--- DATA EXCERPT ---
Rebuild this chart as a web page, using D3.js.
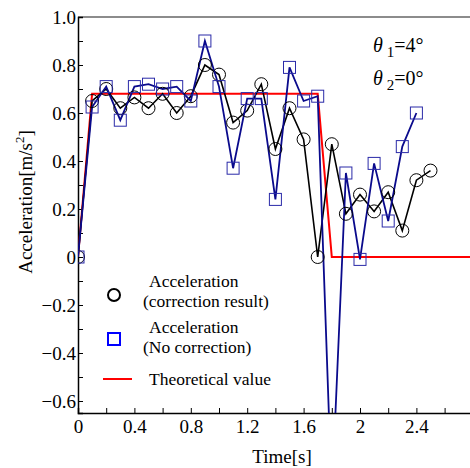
<!DOCTYPE html>
<html>
<head>
<meta charset="utf-8">
<script src="https://cdn.jsdelivr.net/npm/d3@7"></script>
<style>
  body { margin: 0; background: #fff; }
  svg { display: block; font-family: "Liberation Serif", "DejaVu Serif", serif; }
  text { font-family: "Liberation Serif", "DejaVu Serif", serif; }
</style>
</head>
<body>
<svg id="chart" width="470" height="468"></svg>
<script>
// Time samples (s)
const timeCorrected = [0, 0.1, 0.2, 0.3, 0.4, 0.5, 0.6, 0.7, 0.8, 0.9, 1.0, 1.1, 1.2, 1.3,
  1.4, 1.5, 1.6, 1.7, 1.8, 1.9, 2.0, 2.1, 2.2, 2.3, 2.4, 2.5];
const accCorrected = [0, 0.65, 0.70, 0.62, 0.665, 0.62, 0.68, 0.60, 0.67, 0.80, 0.76, 0.56, 0.61, 0.72,
  0.45, 0.62, 0.49, 0.0, 0.47, 0.18, 0.26, 0.19, 0.27, 0.11, 0.32, 0.36];

const timeRaw = [0, 0.1, 0.2, 0.3, 0.4, 0.5, 0.6, 0.7, 0.8, 0.9, 1.0, 1.1, 1.2, 1.3,
  1.4, 1.5, 1.6, 1.7, 1.8, 1.9, 2.0, 2.1, 2.2, 2.3, 2.4];
const accRaw = [0, 0.625, 0.71, 0.57, 0.71, 0.72, 0.70, 0.71, 0.65, 0.90, 0.71, 0.37, 0.66, 0.66,
  0.24, 0.79, 0.65, 0.67, -1.0, 0.35, -0.01, 0.39, 0.15, 0.46, 0.60];

const timeTheory = [0, 0.1, 1.7, 1.8, 2.8];
const accTheory = [0, 0.68, 0.68, 0, 0];

const xTicks = [0, 0.4, 0.8, 1.2, 1.6, 2, 2.4];
const yTicks = [-0.6, -0.4, -0.2, 0, 0.2, 0.4, 0.6, 0.8, 1.0];

const legendLabels = [
  ["Acceleration", "(correction result)"],
  ["Acceleration", "(No correction)"],
  ["Theoretical value"]
];

const svg = d3.select("#chart");
const margin = { left: 78, top: 17, right: 0, bottom: 55 };
const W = 470, H = 468;
const FS = 19;

const x = d3.scaleLinear().domain([0, 2.8]).range([margin.left, margin.left + 2.8 * 141]);
const y = d3.scaleLinear().domain([-0.65, 1.0]).range([H - margin.bottom, margin.top]);

svg.append("defs").append("clipPath").attr("id", "clip")
  .append("rect")
  .attr("x", margin.left).attr("y", margin.top)
  .attr("width", W - margin.left).attr("height", y(-0.65) - margin.top);

// top frame line
svg.append("line")
  .attr("x1", margin.left).attr("x2", W)
  .attr("y1", margin.top).attr("y2", margin.top)
  .attr("stroke", "#666").attr("stroke-width", 1.5);

// axes with inside ticks
const xAxis = d3.axisBottom(x)
  .tickValues(d3.range(0, 2.81, 0.2))
  .tickSize(-5)
  .tickFormat(d => xTicks.some(t => Math.abs(t - d) < 1e-6) ? d3.format("~g")(+d.toFixed(1)) : "");
const gx = svg.append("g").attr("transform", `translate(0,${y(-0.65)})`).call(xAxis);
gx.attr("font-family", null);
gx.select(".domain").attr("stroke", "#000").attr("stroke-width", 1.5);
gx.selectAll(".tick line").attr("stroke", "#000");
gx.selectAll(".tick text").attr("font-size", FS).attr("dy", "0.9em").attr("fill", "#000");

const yAxis = d3.axisLeft(y)
  .tickValues(d3.range(-6, 11, 1).map(v => v / 10))
  .tickSize(-5)
  .tickFormat(d => {
    if (!yTicks.some(t => Math.abs(t - d) < 1e-6)) return "";
    if (Math.abs(d) < 1e-6) return "0";
    if (Math.abs(d - 1) < 1e-6) return "1.0";
    return d3.format(".1f")(d).replace("-", "\u2212");
  });
const gy = svg.append("g").attr("transform", `translate(${margin.left},0)`).call(yAxis);
gy.attr("font-family", null);
gy.select(".domain").attr("stroke", "#000").attr("stroke-width", 1.5);
gy.selectAll(".tick line").attr("stroke", "#000");
gy.selectAll(".tick text").attr("font-size", FS).attr("x", -2).attr("fill", "#000");

// axis titles
svg.append("text")
  .attr("x", 282).attr("y", 463)
  .attr("text-anchor", "middle").attr("font-size", FS)
  .text("Time[s]");

const yl = svg.append("text")
  .attr("transform", "translate(32,202) rotate(-90)")
  .attr("text-anchor", "middle").attr("font-size", FS);
yl.append("tspan").text("Acceleration[m/s");
yl.append("tspan").attr("dy", -8).attr("font-size", 13).text("2");
yl.append("tspan").attr("dy", 8).text("]");

const plot = svg.append("g").attr("clip-path", "url(#clip)");

const line = d3.line().x(d => x(d[0])).y(d => y(d[1]));

const theory = d3.zip(timeTheory, accTheory);
const corrected = d3.zip(timeCorrected, accCorrected);
const raw = d3.zip(timeRaw, accRaw);

plot.append("path").datum(theory).attr("d", line)
  .attr("fill", "none").attr("stroke", "#ff0000").attr("stroke-width", 2);

plot.append("path").datum(corrected).attr("d", line)
  .attr("fill", "none").attr("stroke", "#000").attr("stroke-width", 1.6);

plot.append("path").datum(raw).attr("d", line)
  .attr("fill", "none").attr("stroke", "#0a0a8c").attr("stroke-width", 1.8);

plot.selectAll(".pc").data(corrected).enter().append("circle")
  .attr("cx", d => x(d[0])).attr("cy", d => y(d[1])).attr("r", 6.5)
  .attr("fill", "none").attr("stroke", "#000").attr("stroke-width", 1);

plot.selectAll(".pr").data(raw).enter().append("rect")
  .attr("x", d => x(d[0]) - 6).attr("y", d => y(d[1]) - 6)
  .attr("width", 12).attr("height", 12)
  .attr("fill", "none").attr("stroke", "#2a2aa8").attr("stroke-width", 1);

// annotation
const ann = [["1", "4"], ["2", "0"]];
ann.forEach((a, i) => {
  const t = svg.append("text").attr("x", 373).attr("y", 52 + i * 33).attr("font-size", 20);
  t.append("tspan").attr("font-style", "italic").text("\u03b8");
  t.append("tspan").attr("dx", 4).attr("dy", 5).attr("font-size", 15).text(a[0]);
  t.append("tspan").attr("dy", -5).text("=" + a[1] + "\u00b0");
});

// legend
const lg = svg.append("g");
lg.append("circle").attr("cx", 114).attr("cy", 295).attr("r", 6)
  .attr("fill", "none").attr("stroke", "#000").attr("stroke-width", 2);
lg.append("rect").attr("x", 108).attr("y", 333).attr("width", 12).attr("height", 12)
  .attr("fill", "none").attr("stroke", "#0000ff").attr("stroke-width", 2);
lg.append("line").attr("x1", 103).attr("x2", 132).attr("y1", 379).attr("y2", 379)
  .attr("stroke", "#ff0000").attr("stroke-width", 2);

const legendY = [287, 333, 385];
legendLabels.forEach((lines, i) => {
  const t = lg.append("text").attr("y", legendY[i]).attr("font-size", 17.5);
  lines.forEach((s, j) => {
    t.append("tspan")
      .attr("x", j === 0 ? 149 : 143)
      .attr("dy", j === 0 ? 0 : 19.5)
      .text(s);
  });
});
</script>
</body>
</html>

--- GOAL ---
Copy the material above in full and exactly, skipping pictures.

--- EXERCISE RESPONSE ---
Rebuild this chart as a web page, using D3.js.
<!DOCTYPE html>
<html>
<head>
<meta charset="utf-8">
<script src="https://cdn.jsdelivr.net/npm/d3@7"></script>
<style>
  body { margin: 0; background: #fff; }
  svg { display: block; font-family: "Liberation Serif", "DejaVu Serif", serif; }
  text { font-family: "Liberation Serif", "DejaVu Serif", serif; }
</style>
</head>
<body>
<svg id="chart" width="470" height="468"></svg>
<script>
// Time samples (s)
const timeCorrected = [0, 0.1, 0.2, 0.3, 0.4, 0.5, 0.6, 0.7, 0.8, 0.9, 1.0, 1.1, 1.2, 1.3,
  1.4, 1.5, 1.6, 1.7, 1.8, 1.9, 2.0, 2.1, 2.2, 2.3, 2.4, 2.5];
const accCorrected = [0, 0.65, 0.70, 0.62, 0.665, 0.62, 0.68, 0.60, 0.67, 0.80, 0.76, 0.56, 0.61, 0.72,
  0.45, 0.62, 0.49, 0.0, 0.47, 0.18, 0.26, 0.19, 0.27, 0.11, 0.32, 0.36];

const timeRaw = [0, 0.1, 0.2, 0.3, 0.4, 0.5, 0.6, 0.7, 0.8, 0.9, 1.0, 1.1, 1.2, 1.3,
  1.4, 1.5, 1.6, 1.7, 1.8, 1.9, 2.0, 2.1, 2.2, 2.3, 2.4];
const accRaw = [0, 0.625, 0.71, 0.57, 0.71, 0.72, 0.70, 0.71, 0.65, 0.90, 0.71, 0.37, 0.66, 0.66,
  0.24, 0.79, 0.65, 0.67, -1.0, 0.35, -0.01, 0.39, 0.15, 0.46, 0.60];

const timeTheory = [0, 0.1, 1.7, 1.8, 2.8];
const accTheory = [0, 0.68, 0.68, 0, 0];

const xTicks = [0, 0.4, 0.8, 1.2, 1.6, 2, 2.4];
const yTicks = [-0.6, -0.4, -0.2, 0, 0.2, 0.4, 0.6, 0.8, 1.0];

const legendLabels = [
  ["Acceleration", "(correction result)"],
  ["Acceleration", "(No correction)"],
  ["Theoretical value"]
];

const svg = d3.select("#chart");
const margin = { left: 78, top: 17, right: 0, bottom: 55 };
const W = 470, H = 468;
const FS = 19;

const x = d3.scaleLinear().domain([0, 2.8]).range([margin.left, margin.left + 2.8 * 141]);
const y = d3.scaleLinear().domain([-0.65, 1.0]).range([H - margin.bottom, margin.top]);

svg.append("defs").append("clipPath").attr("id", "clip")
  .append("rect")
  .attr("x", margin.left).attr("y", margin.top)
  .attr("width", W - margin.left).attr("height", y(-0.65) - margin.top);

// top frame line
svg.append("line")
  .attr("x1", margin.left).attr("x2", W)
  .attr("y1", margin.top).attr("y2", margin.top)
  .attr("stroke", "#666").attr("stroke-width", 1.5);

// axes with inside ticks
const xAxis = d3.axisBottom(x)
  .tickValues(d3.range(0, 2.81, 0.2))
  .tickSize(-5)
  .tickFormat(d => xTicks.some(t => Math.abs(t - d) < 1e-6) ? d3.format("~g")(+d.toFixed(1)) : "");
const gx = svg.append("g").attr("transform", `translate(0,${y(-0.65)})`).call(xAxis);
gx.attr("font-family", null);
gx.select(".domain").attr("stroke", "#000").attr("stroke-width", 1.5);
gx.selectAll(".tick line").attr("stroke", "#000");
gx.selectAll(".tick text").attr("font-size", FS).attr("dy", "0.9em").attr("fill", "#000");

const yAxis = d3.axisLeft(y)
  .tickValues(d3.range(-6, 11, 1).map(v => v / 10))
  .tickSize(-5)
  .tickFormat(d => {
    if (!yTicks.some(t => Math.abs(t - d) < 1e-6)) return "";
    if (Math.abs(d) < 1e-6) return "0";
    if (Math.abs(d - 1) < 1e-6) return "1.0";
    return d3.format(".1f")(d).replace("-", "\u2212");
  });
const gy = svg.append("g").attr("transform", `translate(${margin.left},0)`).call(yAxis);
gy.attr("font-family", null);
gy.select(".domain").attr("stroke", "#000").attr("stroke-width", 1.5);
gy.selectAll(".tick line").attr("stroke", "#000");
gy.selectAll(".tick text").attr("font-size", FS).attr("x", -2).attr("fill", "#000");

// axis titles
svg.append("text")
  .attr("x", 282).attr("y", 463)
  .attr("text-anchor", "middle").attr("font-size", FS)
  .text("Time[s]");

const yl = svg.append("text")
  .attr("transform", "translate(32,202) rotate(-90)")
  .attr("text-anchor", "middle").attr("font-size", FS);
yl.append("tspan").text("Acceleration[m/s");
yl.append("tspan").attr("dy", -8).attr("font-size", 13).text("2");
yl.append("tspan").attr("dy", 8).text("]");

const plot = svg.append("g").attr("clip-path", "url(#clip)");

const line = d3.line().x(d => x(d[0])).y(d => y(d[1]));

const theory = d3.zip(timeTheory, accTheory);
const corrected = d3.zip(timeCorrected, accCorrected);
const raw = d3.zip(timeRaw, accRaw);

plot.append("path").datum(theory).attr("d", line)
  .attr("fill", "none").attr("stroke", "#ff0000").attr("stroke-width", 2);

plot.append("path").datum(corrected).attr("d", line)
  .attr("fill", "none").attr("stroke", "#000").attr("stroke-width", 1.6);

plot.append("path").datum(raw).attr("d", line)
  .attr("fill", "none").attr("stroke", "#0a0a8c").attr("stroke-width", 1.8);

plot.selectAll(".pc").data(corrected).enter().append("circle")
  .attr("cx", d => x(d[0])).attr("cy", d => y(d[1])).attr("r", 6.5)
  .attr("fill", "none").attr("stroke", "#000").attr("stroke-width", 1);

plot.selectAll(".pr").data(raw).enter().append("rect")
  .attr("x", d => x(d[0]) - 6).attr("y", d => y(d[1]) - 6)
  .attr("width", 12).attr("height", 12)
  .attr("fill", "none").attr("stroke", "#2a2aa8").attr("stroke-width", 1);

// annotation
const ann = [["1", "4"], ["2", "0"]];
ann.forEach((a, i) => {
  const t = svg.append("text").attr("x", 373).attr("y", 52 + i * 33).attr("font-size", 20);
  t.append("tspan").attr("font-style", "italic").text("\u03b8");
  t.append("tspan").attr("dx", 4).attr("dy", 5).attr("font-size", 15).text(a[0]);
  t.append("tspan").attr("dy", -5).text("=" + a[1] + "\u00b0");
});

// legend
const lg = svg.append("g");
lg.append("circle").attr("cx", 114).attr("cy", 295).attr("r", 6)
  .attr("fill", "none").attr("stroke", "#000").attr("stroke-width", 2);
lg.append("rect").attr("x", 108).attr("y", 333).attr("width", 12).attr("height", 12)
  .attr("fill", "none").attr("stroke", "#0000ff").attr("stroke-width", 2);
lg.append("line").attr("x1", 103).attr("x2", 132).attr("y1", 379).attr("y2", 379)
  .attr("stroke", "#ff0000").attr("stroke-width", 2);

const legendY = [287, 333, 385];
legendLabels.forEach((lines, i) => {
  const t = lg.append("text").attr("y", legendY[i]).attr("font-size", 17.5);
  lines.forEach((s, j) => {
    t.append("tspan")
      .attr("x", j === 0 ? 149 : 143)
      .attr("dy", j === 0 ? 0 : 19.5)
      .text(s);
  });
});
</script>
</body>
</html>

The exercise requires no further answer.